▶ _Set exercise_: Copy the data exactly; pictures stay out of the copy.

# # # #

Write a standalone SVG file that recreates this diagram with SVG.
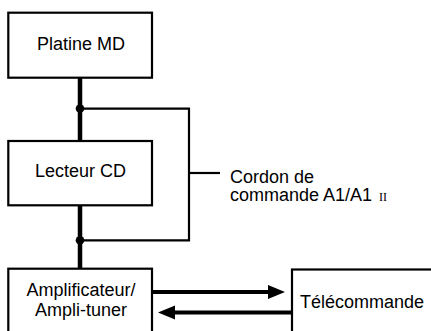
<svg xmlns="http://www.w3.org/2000/svg" width="431" height="331" viewBox="0 0 431 331">
<style>
.box{fill:#fff;stroke:#000;stroke-width:2.2}
.t{font-family:"Liberation Sans",Arial,sans-serif;font-size:18px;fill:#000}
.thick{stroke:#000;stroke-width:4.5;fill:none}
.thin{stroke:#000;stroke-width:2.2;fill:none}
.arr{stroke:#000;stroke-width:4;fill:none}
</style>
<rect width="431" height="331" fill="#fff"/>
<g id="connectors">
<line class="thick" x1="80" y1="78" x2="80" y2="141"/>
<line class="thick" x1="80" y1="205" x2="80" y2="269"/>
<polyline class="thin" points="80,108.7 189,108.7 189,240.3 80,240.3"/>
<line class="thin" x1="189" y1="173" x2="220" y2="173"/>
<circle cx="80" cy="108.5" r="4.3" fill="#000"/>
<circle cx="80" cy="240.3" r="4.3" fill="#000"/>
<line class="arr" x1="153" y1="292" x2="270" y2="292"/>
<polygon points="285,292 268,285 268,299" fill="#000"/>
<line class="arr" x1="292" y1="312.5" x2="173" y2="312.5"/>
<polygon points="158,312.5 175,305.5 175,319.5" fill="#000"/>
</g>
<g id="platine">
<rect class="box" x="8.3" y="12.7" width="143.7" height="65"/>
<text class="t" x="81" y="49.5" text-anchor="middle">Platine MD</text>
</g>
<g id="lecteur">
<rect class="box" x="8.3" y="141" width="143.7" height="64.3"/>
<text class="t" x="80.5" y="177" text-anchor="middle">Lecteur CD</text>
</g>
<g id="ampli">
<rect class="box" x="8.3" y="268.7" width="143.7" height="80"/>
<text class="t" x="81" y="295.5" text-anchor="middle">Amplificateur/</text>
<text class="t" x="81" y="315.5" text-anchor="middle">Ampli-tuner</text>
</g>
<g id="telecommande">
<rect class="box" x="292" y="269.5" width="160" height="80"/>
<text class="t" x="300" y="308">Télécommande</text>
</g>
<g id="cordon">
<text class="t" x="230" y="182.5">Cordon de</text>
<text class="t" x="230" y="201">commande A1/A1<tspan x="379" style="font-family:'Liberation Serif','Times New Roman',serif;font-size:12px">II</tspan></text>
</g>
</svg>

# # # #

▶ _Response_:
Write a standalone SVG file that recreates this diagram with SVG.
<svg xmlns="http://www.w3.org/2000/svg" width="431" height="331" viewBox="0 0 431 331">
<style>
.box{fill:#fff;stroke:#000;stroke-width:2.2}
.t{font-family:"Liberation Sans",Arial,sans-serif;font-size:18px;fill:#000}
.thick{stroke:#000;stroke-width:4.5;fill:none}
.thin{stroke:#000;stroke-width:2.2;fill:none}
.arr{stroke:#000;stroke-width:4;fill:none}
</style>
<rect width="431" height="331" fill="#fff"/>
<g id="connectors">
<line class="thick" x1="80" y1="78" x2="80" y2="141"/>
<line class="thick" x1="80" y1="205" x2="80" y2="269"/>
<polyline class="thin" points="80,108.7 189,108.7 189,240.3 80,240.3"/>
<line class="thin" x1="189" y1="173" x2="220" y2="173"/>
<circle cx="80" cy="108.5" r="4.3" fill="#000"/>
<circle cx="80" cy="240.3" r="4.3" fill="#000"/>
<line class="arr" x1="153" y1="292" x2="270" y2="292"/>
<polygon points="285,292 268,285 268,299" fill="#000"/>
<line class="arr" x1="292" y1="312.5" x2="173" y2="312.5"/>
<polygon points="158,312.5 175,305.5 175,319.5" fill="#000"/>
</g>
<g id="platine">
<rect class="box" x="8.3" y="12.7" width="143.7" height="65"/>
<text class="t" x="81" y="49.5" text-anchor="middle">Platine MD</text>
</g>
<g id="lecteur">
<rect class="box" x="8.3" y="141" width="143.7" height="64.3"/>
<text class="t" x="80.5" y="177" text-anchor="middle">Lecteur CD</text>
</g>
<g id="ampli">
<rect class="box" x="8.3" y="268.7" width="143.7" height="80"/>
<text class="t" x="81" y="295.5" text-anchor="middle">Amplificateur/</text>
<text class="t" x="81" y="315.5" text-anchor="middle">Ampli-tuner</text>
</g>
<g id="telecommande">
<rect class="box" x="292" y="269.5" width="160" height="80"/>
<text class="t" x="300" y="308">Télécommande</text>
</g>
<g id="cordon">
<text class="t" x="230" y="182.5">Cordon de</text>
<text class="t" x="230" y="201">commande A1/A1<tspan x="379" style="font-family:'Liberation Serif','Times New Roman',serif;font-size:12px">II</tspan></text>
</g>
</svg>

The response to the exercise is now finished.